Research Page :

Research Interests :

 My research interests are in the areas of  data mining, web mining, machine learning, pattern recognition and rough set theory applications. I believe that all these areas are not different from each other, rather they are very much inter-related and overlapping in principle.

Availability of large databases in several domains like finance, scientific experiments, genomics and the web, as well as the growing interest of corporations to discover the knowledge embedded in these databases, have generated a wide interest in the subject of data mining. Among the prevailing perspectives of Data Mining, the Machine Learning approach is the most popular one. I am interested in applying machine learning, pattern recognition algorithms and statistical techniques to data mining problems by addressing the scalability issues and their integration with the relational databases. I work on rough set theory applications for pattern recognition, data mining and bio-informatics related problems. Recently after reading the Ph.D thesis 'Link Analysis Ranking, Panayiotis Tsaparas, 2004' , i developed a strong interest towards web mining, topic distillation and information retrieval. I am presently working on 'Semantic web' for my masters thesis.

I am more interested in developing working systems  than developing algorithms and writing papers. During one of the talks, Dr. Pravin Bhagwat said " There is no use of writing papers which are read only by the authors because they have written it and the reviewers because they are forced to read ! ". I agree with his views.
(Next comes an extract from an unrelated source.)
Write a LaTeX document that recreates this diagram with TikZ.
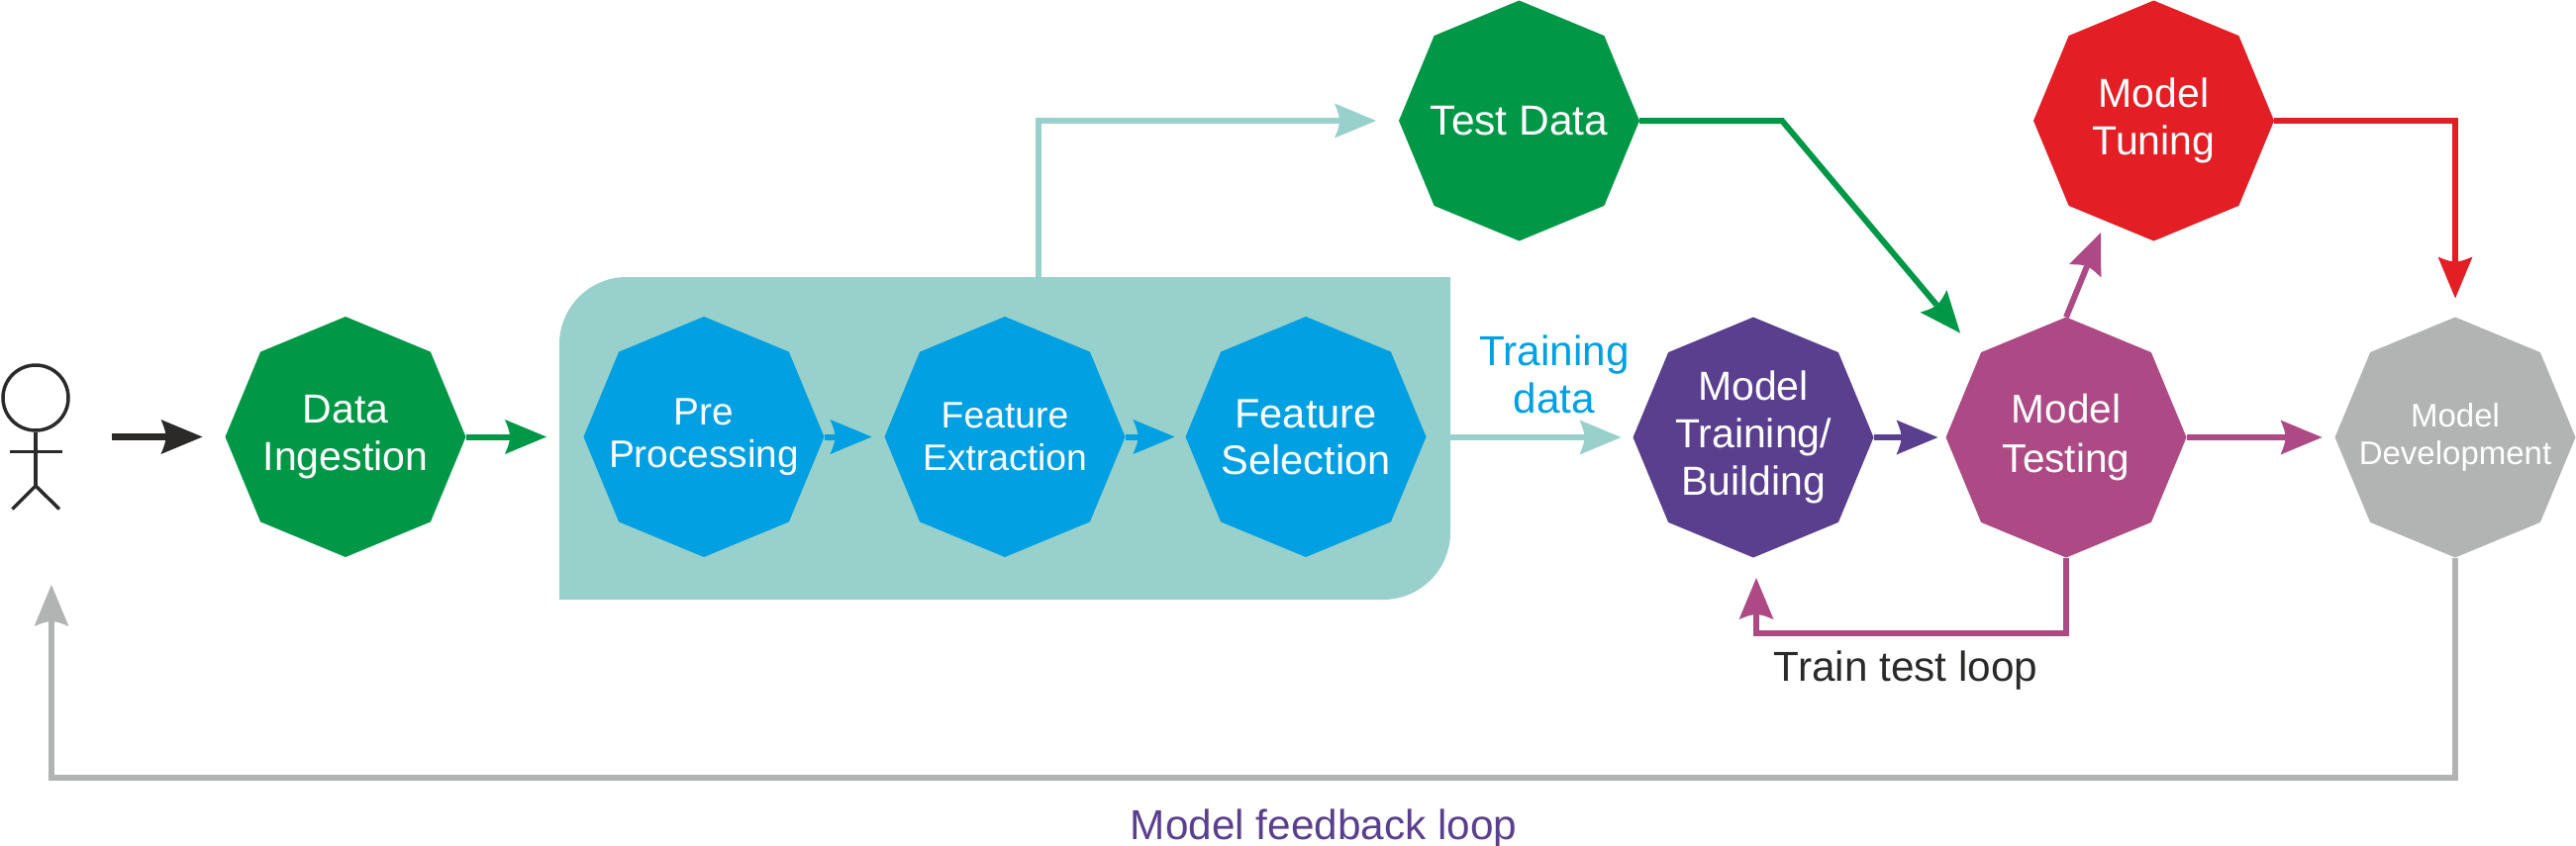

Exploration and contribution are two sides of the coin called 'research'. Having explored enough, i am now ready to contribute to my beloved field ! 


Research work done in past :

  •   " Development of OCR System for Devanagri Script " with Prof. B. B. Choudhuri , IEEE Fellow, visiting faculty from ISI Calcutta ( Jan 05 - May 05 )
  •    " A Rough Association Rule based Approach for Class Prediction with Missing Attribute Values " with Dr. Pabitra Mitra  ( Oct 04 - May 05 )
  •  " Object Extraction in Gray-scale images using Roughness Measure of a Fuzzy Set " with Dr. Pabitra Mitra and Dr. Mohua Banerjee  ( Jan 05 - Jun 05 )
 

 Works currently in Progress :  

  • Masters Thesis : "Semantic Web Search based on Topic Maps"  Supervisor : Prof. T. V. Prabhakar
  • " Digital Ecosystem for Agricultural and Rural Livelihood ( DEAL ) " , Media Lab Asia Project with Prof. Jayanta Chatterjee, IME Dept and Prof. T. V. Prabhakar
  • " Scaling Machine Learning and Data Mining Algorithms for Large Datasets "  in collaboration with Deepanjan Kesh, Ph.D student.
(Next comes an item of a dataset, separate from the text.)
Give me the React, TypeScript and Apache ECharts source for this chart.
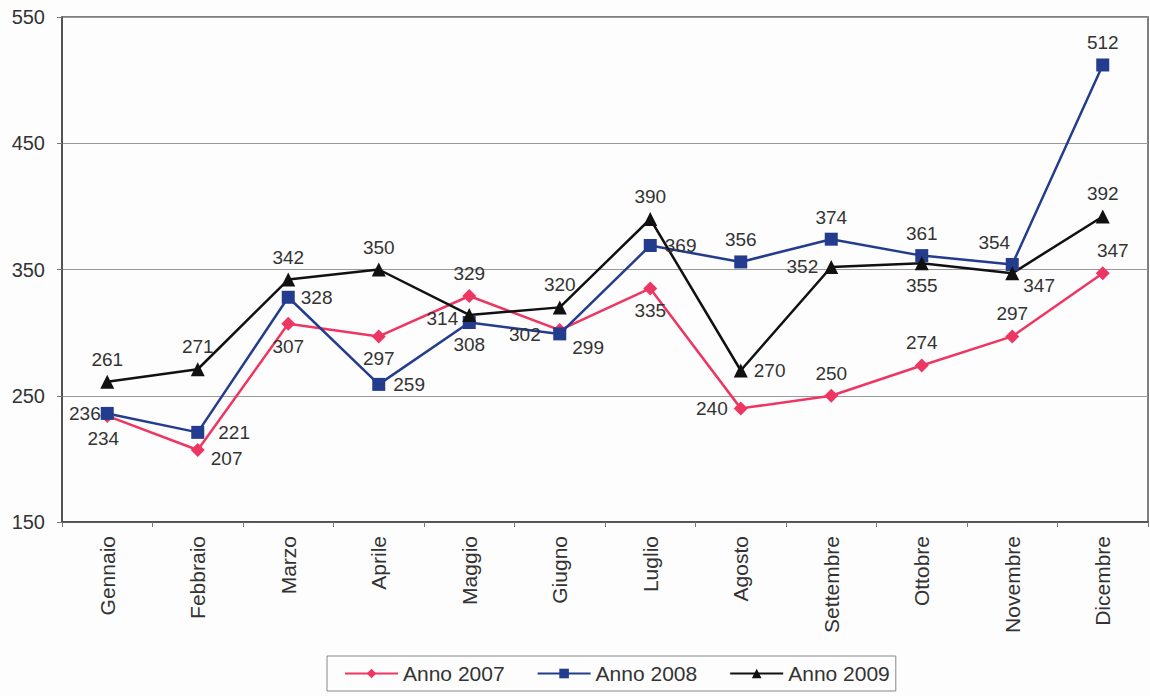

            Among the prevailing perspectives of Data Mining, the Machine Learning approach is the most popular one. While applying machine learning, pattern recognition algorithms and statistical techniques to data mining problems, the main issue to be dealt is 'Scalability' and their integration with the relational databases. In this work, we are trying to address this scalability issue by using the concepts of 'Cached Sufficient Statistics', 'Data Summarization' and  'Data Squashing', a very nice sampling technique different from the usual sampling done. We also want to try some randomized approaches for data summarization. The two most popular in this regard that we have explored are sampling and random linear combinations, more popularly known as 'Sketches'.


 Some Doctoral Theses i read and excited about : 

  • " Certain Pattern Recognition Tasks for Data Mining " ,  Pabitra Mitra, 2003. 
  • " Link Analysis Ranking ", Panayiotis Tsaparas, 2004.